Cette vision de redistribution des pouvoirs a deux faces.
La première est celle de la décentralisation, avec un nouvel acte attendu qui redonnerait des compétences et des moyens d’action, notamment budgétaires, aux élus locaux. Donnons aux collectivités un pouvoir accru de fiscalité. Décentralisons notre économie via les régions. Donnons des capacités d’investissements dans le logement et les infrastructures de mobilité, y compris aux communes, sans oublier les très grands projets structurants : permettez-moi d’évoquer le canal Seine-Nord Europe, pour lequel nous n’avons toujours pas de certitude quant au financement de l’État. Défendons aussi la capacité de formation et de soutien à l’apprentissage dans les collectivités et par les collectivités ; vous avez vous-même prôné cette idée hier devant l’Assemblée nationale, en contradiction avec la loi que vous avez fait voter l’été dernier.
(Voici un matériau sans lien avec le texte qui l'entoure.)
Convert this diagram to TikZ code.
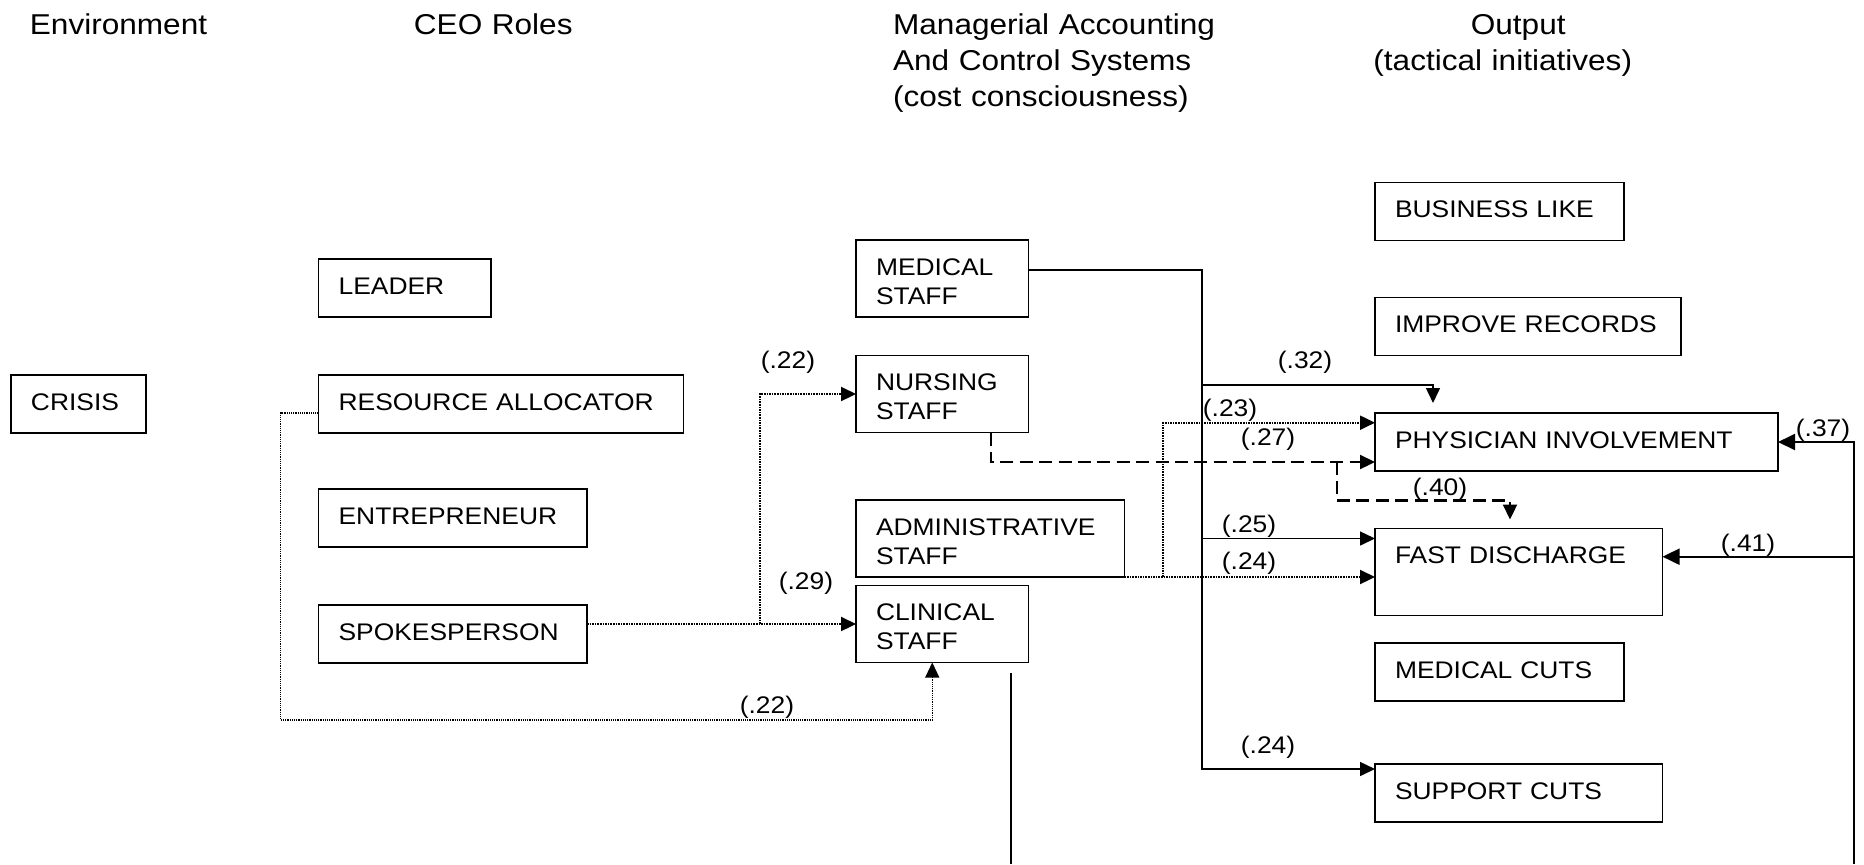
\documentclass[tikz,border=0pt]{standalone}
\usepackage{fontspec}
\setmainfont{Liberation Sans}[FakeStretch=1.1]
\usepackage{tikz}
\usetikzlibrary{arrows.meta}
\tikzset{
  >={Triangle[length=7.5pt,width=7pt]},
  every node/.append style={font=\fontsize{12}{14.5}\selectfont},
}
\tikzset{
  box/.style={draw, line width=0.85pt, anchor=north west, outer sep=0pt,
              inner xsep=10pt, inner ysep=8.5pt, align=left,
              text height=9pt, text depth=3pt},
  twoline/.style={text depth=12.5pt},
  coef/.style={inner sep=0pt}
}

\begin{document}
\begin{tikzpicture}[x=0.5pt, y=-0.5pt,
  heading/.style={anchor=base west, inner sep=0pt, align=left, text width=250pt,
                  font=\fontsize{14.35}{17.9}\selectfont},
  plainlink/.style={line width=0.75pt},
  heavylink/.style={line width=1pt, -{Triangle[length=8.5pt,width=8pt]}},
  dashlink/.style={line width=1.1pt, dash pattern=on 6.5pt off 3.2pt},
  dotlink/.style={line width=1.1pt, dash pattern=on 0.8pt off 0.5pt},
  thindot/.style={line width=0.6pt, dash pattern=on 0.6pt off 0.5pt}
]
\path[use as bounding box, fill=white] (0,0) rectangle (1864,864);

% Column headings
\node[heading] (henv) at (29.5,34.5) {Environment};
\node[heading] (hceo) at (413.5,34.5) {CEO Roles};
\node[heading] (hmacs) at (892.7,34.5) {Managerial Accounting\\And Control Systems\\(cost consciousness)};
\node[heading] (hout) at (1373,34.5) {\hspace*{48.7pt}Output\\(tactical initiatives)};

% Environment and CEO roles
\node[box, text width=47.5pt] (crisis) at (11,375) {CRISIS};
\node[box, text width=66.2pt] (leader) at (318.6,259) {LEADER};
\node[box, text width=162.5pt] (resalloc) at (318.6,375) {RESOURCE ALLOCATOR};
\node[box, text width=114.2pt] (entrep) at (318.6,489) {ENTREPRENEUR};
\node[box, text width=114.2pt] (spokes) at (318.6,605) {SPOKESPERSON};

% Accounting and control systems
\node[box, twoline, text width=66.25pt] (medstaff) at (856,240) {MEDICAL\\STAFF};
\node[box, twoline, text width=66.25pt] (nursstaff) at (856,355.5) {NURSING\\STAFF};
\node[box, twoline, text width=114.3pt] (adminstaff) at (856,500) {ADMINISTRATIVE\\STAFF};
\node[box, twoline, text width=66.25pt] (clinstaff) at (856,585.5) {CLINICAL\\STAFF};

% Outputs
\node[box, text width=104.5pt] (business) at (1375,182.5) {BUSINESS LIKE};
\node[box, text width=133pt] (records) at (1375,297.5) {IMPROVE RECORDS};
\node[box, text width=181.5pt] (physician) at (1375,413) {PHYSICIAN INVOLVEMENT};
\node[box, text depth=17.5pt, text width=123.75pt] (discharge) at (1375,528.5) {FAST DISCHARGE};
\node[box, text width=104.5pt] (medcuts) at (1375,643) {MEDICAL CUTS};
\node[box, text width=123.75pt] (supcuts) at (1375,764) {SUPPORT CUTS};

% Junctions
\coordinate (ralow) at (280.5,720);
\coordinate (j22) at (760,624);
\coordinate (medbend) at (1202,769);
\coordinate (j32) at (1202,385);
\coordinate (j25) at (1202,538.5);
\coordinate (j23) at (1163.3,577);
\coordinate (j40) at (1336.7,462);
\coordinate (j40b) at (1336.7,500.5);
\coordinate (j41) at (1853.5,556.7);
\coordinate (rbot) at (1853.5,864);
\coordinate (cltop) at (1011,673);
\coordinate (clbot) at (1011,864);

% CEO roles to staff
\draw[thindot, ->] ([yshift=-4.5pt]resalloc.west) -| (ralow) -| ([xshift=-5pt]clinstaff.south);
\draw[dotlink, ->] (spokes.east |- clinstaff.west) -- (clinstaff.west);
\draw[dotlink, ->] (j22) |- (nursstaff.west);

% Staff to outputs
\draw[plainlink, ->] ([yshift=4.25pt]medstaff.east) -| (medbend) -- (medbend -| supcuts.west);
\draw[plainlink, ->, shorten >=5pt] (j32) -| ([xshift=29pt]physician.north west);
\draw[plainlink, ->] (j25) -- (j25 -| discharge.west);
\draw[dashlink, ->] ([xshift=67.5pt]nursstaff.south west) |- ([yshift=4.5pt]physician.south west);
\draw[dashlink, ->, shorten >=4.5pt] (j40) -- (j40b) -| ([xshift=67.5pt]discharge.north west);
\draw[dotlink, ->] (adminstaff.south east) -- (adminstaff.south east -| discharge.west);
\draw[dotlink, ->] (j23) |- ([yshift=-4.85pt]physician.north west);
\draw[plainlink] (cltop) -- (clbot);

% Feedback from the right
\draw[heavylink] (rbot) |- (physician.east);
\draw[heavylink] (j41) -- (j41 -| discharge.east);

% Path coefficients
\node[coef] (k22n) at (788,362) {(.22)};
\node[coef] (k29) at (806,583) {(.29)};
\node[coef] (k22c) at (767,707) {(.22)};
\node[coef] (k32) at (1305,362) {(.32)};
\node[coef] (k23) at (1230,410) {(.23)};
\node[coef] (k27) at (1268,439) {(.27)};
\node[coef] (k40) at (1440,489) {(.40)};
\node[coef] (k25) at (1249,526) {(.25)};
\node[coef] (k24d) at (1249,563) {(.24)};
\node[coef] (k24s) at (1268,747) {(.24)};
\node[coef] (k37) at (1823,430) {(.37)};
\node[coef] (k41) at (1748,545) {(.41)};

\end{tikzpicture}
\end{document}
Notre objectif de décentralisation s’oppose à votre souhait de contractualisation, qui est le projet d’un État toujours plus centralisé qui ne fait pas confiance à l’intelligence des élus locaux.
La deuxième face de la décentralisation, c’est la redistribution des pouvoirs entre les citoyens. Même si nous pensons que la démocratie représentative est le système le plus équilibré pour faire face aux crises, notre démocratie est aussi mûre pour mieux impliquer nos concitoyens dans les décisions, qu’elles soient nationales ou locales. Les mécanismes de consultation et d’interpellation existent et ne passent pas forcément par le référendum à caractère binaire. Nous avons déjà fait des propositions en ce sens dans le cadre du débat constitutionnel.
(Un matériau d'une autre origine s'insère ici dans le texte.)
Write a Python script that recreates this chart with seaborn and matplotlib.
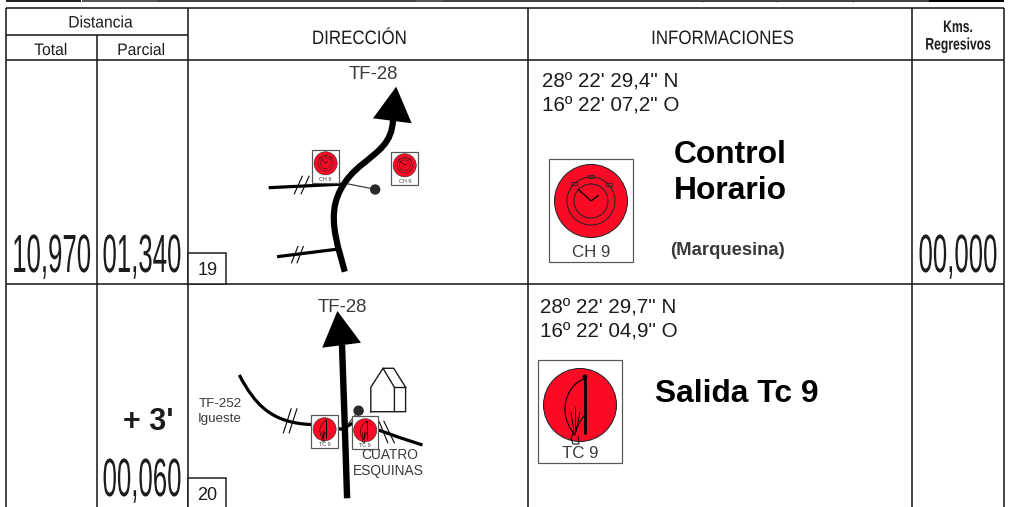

Cette démocratie décentralisée est pour nous exclusive des fausses solutions que sont la réduction du nombre de parlementaires, la recréation du conseiller territorial sans réflexion sur l’organisation préalable des collectivités, l’affaiblissement du bicamérisme. Ces propositions aventureuses n’apporteraient rien de mieux à notre démocratie, bien au contraire, puisqu’elles réduiraient encore un peu plus la place des élus et des citoyens face aux administrations centrales !
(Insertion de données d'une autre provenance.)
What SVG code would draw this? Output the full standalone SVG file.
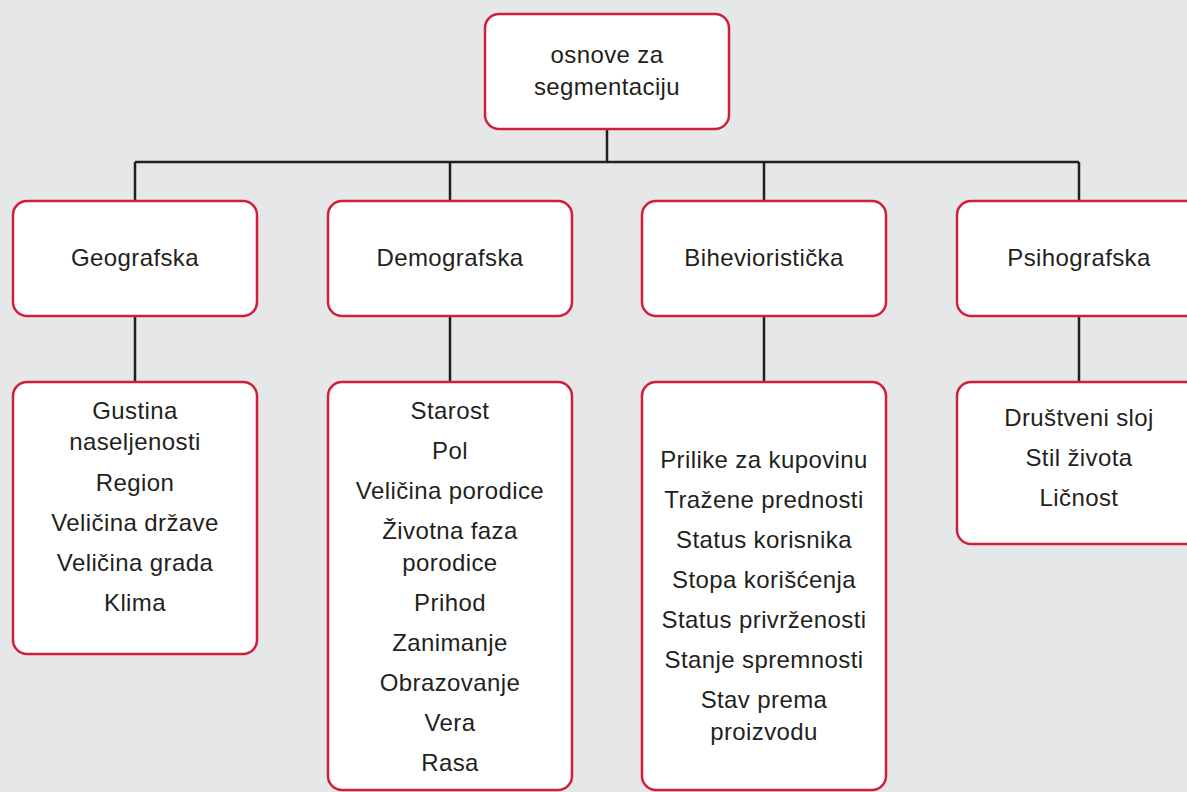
<svg xmlns="http://www.w3.org/2000/svg" width="1187" height="792" viewBox="0 0 1187 792">
<style>
.bx{fill:#fff;stroke:#d11f3a;stroke-width:2.5}
.ln{stroke:#231f20;stroke-width:2.5;fill:none}
text{font-family:"Liberation Sans",Arial,sans-serif;font-size:24px;letter-spacing:0.4px;fill:#231f20;text-anchor:middle}
</style>
<rect width="1187" height="792" fill="#e6e7e8"/>
<g id="connectors">
<path class="ln" d="M607 129V162M135 162H1079M135 162V201M450 162V201M764 162V201M1079 162V201M135 316V382M450 316V382M764 316V382M1079 316V382"/>
</g>
<g id="root"><rect class="bx" x="485" y="14" width="244" height="115" rx="14"/><text x="607" y="63">osnove za</text><text x="607" y="95">segmentaciju</text></g>
<g id="geo"><rect class="bx" x="13" y="201" width="244" height="115" rx="14"/><text x="135" y="266">Geografska</text></g>
<g id="demo"><rect class="bx" x="328" y="201" width="244" height="115" rx="14"/><text x="450" y="266">Demografska</text></g>
<g id="bih"><rect class="bx" x="642" y="201" width="244" height="115" rx="14"/><text x="764" y="266">Bihevioristička</text></g>
<g id="psi"><rect class="bx" x="957" y="201" width="260" height="115" rx="14"/><text x="1079" y="266">Psihografska</text></g>
<g id="geo-list"><rect class="bx" x="13" y="382" width="244" height="272" rx="14"/>
<text x="135" y="419">Gustina</text><text x="135" y="450">naseljenosti</text><text x="135" y="491">Region</text><text x="135" y="531">Veličina države</text><text x="135" y="571">Veličina grada</text><text x="135" y="611">Klima</text></g>
<g id="demo-list"><rect class="bx" x="328" y="382" width="244" height="408" rx="14"/>
<text x="450" y="419">Starost</text><text x="450" y="459">Pol</text><text x="450" y="499">Veličina porodice</text><text x="450" y="539">Životna faza</text><text x="450" y="571">porodice</text><text x="450" y="611">Prihod</text><text x="450" y="651">Zanimanje</text><text x="450" y="691">Obrazovanje</text><text x="450" y="731">Vera</text><text x="450" y="771">Rasa</text></g>
<g id="bih-list"><rect class="bx" x="642" y="382" width="244" height="408" rx="14"/>
<text x="764" y="468">Prilike za kupovinu</text><text x="764" y="508">Tražene prednosti</text><text x="764" y="548">Status korisnika</text><text x="764" y="588">Stopa korišćenja</text><text x="764" y="628">Status privrženosti</text><text x="764" y="668">Stanje spremnosti</text><text x="764" y="708">Stav prema</text><text x="764" y="740">proizvodu</text></g>
<g id="psi-list"><rect class="bx" x="957" y="382" width="260" height="162" rx="14"/>
<text x="1079" y="426">Društveni sloj</text><text x="1079" y="466">Stil života</text><text x="1079" y="506">Ličnost</text></g>
</svg>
Enfin, j’en viens à mon troisième thème, qui préoccupe notre siècle, celui de l’écologie. Notre époque doit prendre des décisions fondamentales pour les prochaines générations. Ce poids de la décision ne doit plus nous tétaniser. C’est le sens du message envoyé par les grands absents du débat, que sont les jeunes de notre pays. Plutôt que de venir s’exprimer dans un débat trop peu centré sur ces questions, ils ont préféré battre le pavé à leur tour !
Nous devons entendre, nous devons agir pour transformer notre économie, pour plus de coopération et moins d’émissions carboniques. Là encore, l’Europe est à mobiliser, en soustrayant les investissements écologiques des critères de déficit pour que notre pays puisse, enfin, adapter sa production et sa consommation d’énergie. En matière de protection de l’environnement, les technologies existent, les moyens existent, le soutien populaire existe. Ce qui manque aujourd’hui, c’est la volonté politique, votre volonté politique, monsieur le Premier ministre ! C’est, bien sûr, sur ce sujet que vous serez le plus attendu, particulièrement par la jeunesse de notre pays.
J’aurais pu aborder bien d’autres sujets qui ont structuré ce grand débat, celui du logement qui pèse de plus en plus dans le portefeuille des ménages par manque de soutien public, celui de la justice fiscale que vous confondez avec la baisse générale de la fiscalité. Vous continuerez à nous trouver pour demander le rétablissement de l’ISF et à nous trouver aussi pour que cette contribution soit mise à jour au profit de nos concitoyens.